Blocking Rogue DNS requests via pfSense and PiHole?

I'm trying to redirect DNS requests from IOT devices to my Pi-hole via pfSense.

Pi-hole is running on a Raspberry Pi 4 along with unbound as well as the DHCP server for the network. Configured DNS resolver in pfSense to forward queries to PiHole. This works fine. I'm now trying to force IOT devices to use Pi-hole by blocking and redirecting DNS queries that may be hard coded on the device. The blocking seems to be working fine, but it's not redirecting. When I run a nslookup I should see the Pi-hole respond regardless of what DNS server I try, but it's only blocking it.

I hesitate to ask, but I'm sure there are others that are doing the same thing. I did a search and see similar questions, but nothing specific to what I'm trying to do. This is more of a pfSense questions, but I'm hoping somebody can chime in. The documentation of pfSense has this, but it's all about using unbound on pfSense itself rather than redirecting to Pi-hole.

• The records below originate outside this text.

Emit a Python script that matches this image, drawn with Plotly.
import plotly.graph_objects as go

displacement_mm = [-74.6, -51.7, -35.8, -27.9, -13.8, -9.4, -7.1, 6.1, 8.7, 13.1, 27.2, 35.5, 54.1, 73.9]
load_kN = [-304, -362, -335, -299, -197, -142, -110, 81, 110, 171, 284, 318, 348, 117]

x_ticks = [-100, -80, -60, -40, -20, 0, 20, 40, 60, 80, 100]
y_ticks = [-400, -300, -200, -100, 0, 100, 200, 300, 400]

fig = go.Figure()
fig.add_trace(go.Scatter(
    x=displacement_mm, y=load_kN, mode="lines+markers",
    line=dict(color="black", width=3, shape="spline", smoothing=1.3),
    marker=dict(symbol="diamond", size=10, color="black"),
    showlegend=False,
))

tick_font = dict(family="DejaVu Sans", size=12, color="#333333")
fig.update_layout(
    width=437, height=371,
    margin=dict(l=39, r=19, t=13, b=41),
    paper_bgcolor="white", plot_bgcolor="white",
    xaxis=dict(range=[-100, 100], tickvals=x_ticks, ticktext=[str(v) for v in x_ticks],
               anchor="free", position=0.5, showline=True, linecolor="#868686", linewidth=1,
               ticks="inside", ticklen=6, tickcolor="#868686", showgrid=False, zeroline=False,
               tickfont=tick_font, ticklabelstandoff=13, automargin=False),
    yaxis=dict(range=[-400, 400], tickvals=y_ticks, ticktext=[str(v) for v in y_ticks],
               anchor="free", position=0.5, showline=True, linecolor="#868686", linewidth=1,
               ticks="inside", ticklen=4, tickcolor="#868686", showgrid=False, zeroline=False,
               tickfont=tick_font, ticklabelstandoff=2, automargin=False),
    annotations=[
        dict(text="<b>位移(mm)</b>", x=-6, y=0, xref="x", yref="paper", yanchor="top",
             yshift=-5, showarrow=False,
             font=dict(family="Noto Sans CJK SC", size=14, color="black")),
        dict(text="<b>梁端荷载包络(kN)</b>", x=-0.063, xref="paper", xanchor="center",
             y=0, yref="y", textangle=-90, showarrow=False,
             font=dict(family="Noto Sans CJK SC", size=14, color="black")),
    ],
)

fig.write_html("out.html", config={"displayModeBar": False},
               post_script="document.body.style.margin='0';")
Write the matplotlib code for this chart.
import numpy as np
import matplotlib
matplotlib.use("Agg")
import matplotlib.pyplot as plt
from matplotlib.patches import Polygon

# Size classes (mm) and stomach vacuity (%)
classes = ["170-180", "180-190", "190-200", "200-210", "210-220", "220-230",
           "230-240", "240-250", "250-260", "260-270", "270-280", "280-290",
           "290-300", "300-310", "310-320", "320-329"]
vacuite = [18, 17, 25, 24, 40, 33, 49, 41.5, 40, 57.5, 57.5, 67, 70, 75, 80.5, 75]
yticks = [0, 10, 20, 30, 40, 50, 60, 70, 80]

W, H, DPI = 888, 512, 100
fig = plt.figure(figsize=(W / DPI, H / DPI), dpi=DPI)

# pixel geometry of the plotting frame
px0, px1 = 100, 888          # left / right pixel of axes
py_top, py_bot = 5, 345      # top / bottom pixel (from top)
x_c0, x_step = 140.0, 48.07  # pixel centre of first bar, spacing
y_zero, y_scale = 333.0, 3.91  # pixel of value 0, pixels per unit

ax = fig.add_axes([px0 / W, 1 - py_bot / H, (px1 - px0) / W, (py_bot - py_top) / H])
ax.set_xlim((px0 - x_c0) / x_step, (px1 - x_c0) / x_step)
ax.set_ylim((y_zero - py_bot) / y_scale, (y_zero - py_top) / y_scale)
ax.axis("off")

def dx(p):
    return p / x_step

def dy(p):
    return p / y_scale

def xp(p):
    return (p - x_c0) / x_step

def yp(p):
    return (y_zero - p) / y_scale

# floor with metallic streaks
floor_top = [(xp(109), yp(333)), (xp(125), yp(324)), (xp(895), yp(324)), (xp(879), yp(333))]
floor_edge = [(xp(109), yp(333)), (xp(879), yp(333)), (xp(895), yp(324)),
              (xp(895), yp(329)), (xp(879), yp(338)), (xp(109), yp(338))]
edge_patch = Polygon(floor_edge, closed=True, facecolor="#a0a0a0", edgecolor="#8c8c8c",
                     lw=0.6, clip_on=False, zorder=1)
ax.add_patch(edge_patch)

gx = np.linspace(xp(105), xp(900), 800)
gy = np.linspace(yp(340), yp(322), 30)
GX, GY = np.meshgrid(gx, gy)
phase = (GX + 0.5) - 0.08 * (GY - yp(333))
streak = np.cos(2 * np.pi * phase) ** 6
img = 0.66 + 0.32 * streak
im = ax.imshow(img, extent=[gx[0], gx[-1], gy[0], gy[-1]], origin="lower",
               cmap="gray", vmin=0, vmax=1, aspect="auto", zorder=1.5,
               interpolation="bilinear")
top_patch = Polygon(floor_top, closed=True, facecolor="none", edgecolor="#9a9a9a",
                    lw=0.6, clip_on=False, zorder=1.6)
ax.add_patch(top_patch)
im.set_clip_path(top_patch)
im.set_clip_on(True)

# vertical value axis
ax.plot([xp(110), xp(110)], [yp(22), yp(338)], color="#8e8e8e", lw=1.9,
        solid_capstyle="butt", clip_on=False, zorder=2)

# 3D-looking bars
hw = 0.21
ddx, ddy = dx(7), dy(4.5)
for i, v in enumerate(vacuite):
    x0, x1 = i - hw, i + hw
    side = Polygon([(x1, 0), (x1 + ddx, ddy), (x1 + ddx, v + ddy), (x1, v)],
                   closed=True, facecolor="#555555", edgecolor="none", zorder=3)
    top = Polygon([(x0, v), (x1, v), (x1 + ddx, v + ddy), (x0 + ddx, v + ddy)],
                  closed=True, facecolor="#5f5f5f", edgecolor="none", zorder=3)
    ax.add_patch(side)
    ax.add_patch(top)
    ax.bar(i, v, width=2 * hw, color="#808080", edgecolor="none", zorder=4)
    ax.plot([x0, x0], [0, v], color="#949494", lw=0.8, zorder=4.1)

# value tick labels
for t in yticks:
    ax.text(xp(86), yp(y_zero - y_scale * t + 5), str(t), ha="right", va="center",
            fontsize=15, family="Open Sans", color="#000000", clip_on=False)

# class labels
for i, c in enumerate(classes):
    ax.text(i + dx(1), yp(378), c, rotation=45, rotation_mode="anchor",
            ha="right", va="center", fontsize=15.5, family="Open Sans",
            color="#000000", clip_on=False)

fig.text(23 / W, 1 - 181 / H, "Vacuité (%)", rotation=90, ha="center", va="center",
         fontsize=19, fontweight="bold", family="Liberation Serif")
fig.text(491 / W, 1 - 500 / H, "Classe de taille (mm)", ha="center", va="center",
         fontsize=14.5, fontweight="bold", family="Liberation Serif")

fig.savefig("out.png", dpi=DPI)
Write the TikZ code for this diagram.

I think I'm half way there, but hopefully somebody is running a similar if not the same configuration that can give me a few tips.

I've been lurking the pfSense forums and looks like that's the place to be. Sorry for the clutter guys.

what is your pfsense NAT redirect config? and how do you determine IOT devices? separate vlan? I have something similar running, but for all clients.

I think it's because I'm trying to forward to the Pi-hole rather than having the loopback address of the pfSense respond so it's not jibing.

I have two port forwarding rules. One that is supposed to redirect DNS queries to the Pi-hole and another that allows the Pi-hole to access external DNS. Currently, it's blocking rather than redirecting, which is half way there, and the other that allows Pi-hole to access external works fine.

I don't have a managed switch, so I'm not running anything as complicated as VLANs. Maybe sometime in the future, but I consider IOT devices as cell phones, media streamers, game systems, etc.


Edit: Yup, that seems to have fixed it. Just followed the step by step instructions below.

After setting the redirect target IP to the loopback address of the pfSense, it started working. In turn, pfSense turns around and contacts the Pi-hole for the query since I have the DNS resolver configured to use remote DNS and ignore local DNS and I've set the Pi-hole as the DNS server for pfSense.

Edit 2: I think it's working. Theoretically speaking, I should be able to perform a nslookup with a junk IP that's not a DNS address and it should work, which it does, but if I'm thinking correctly, I should also be able to resolve local names using a remote DNS address and it should resolve since it's being redirected back to the Pi-hole which does know local names. Still playing with it, but it's working better than before.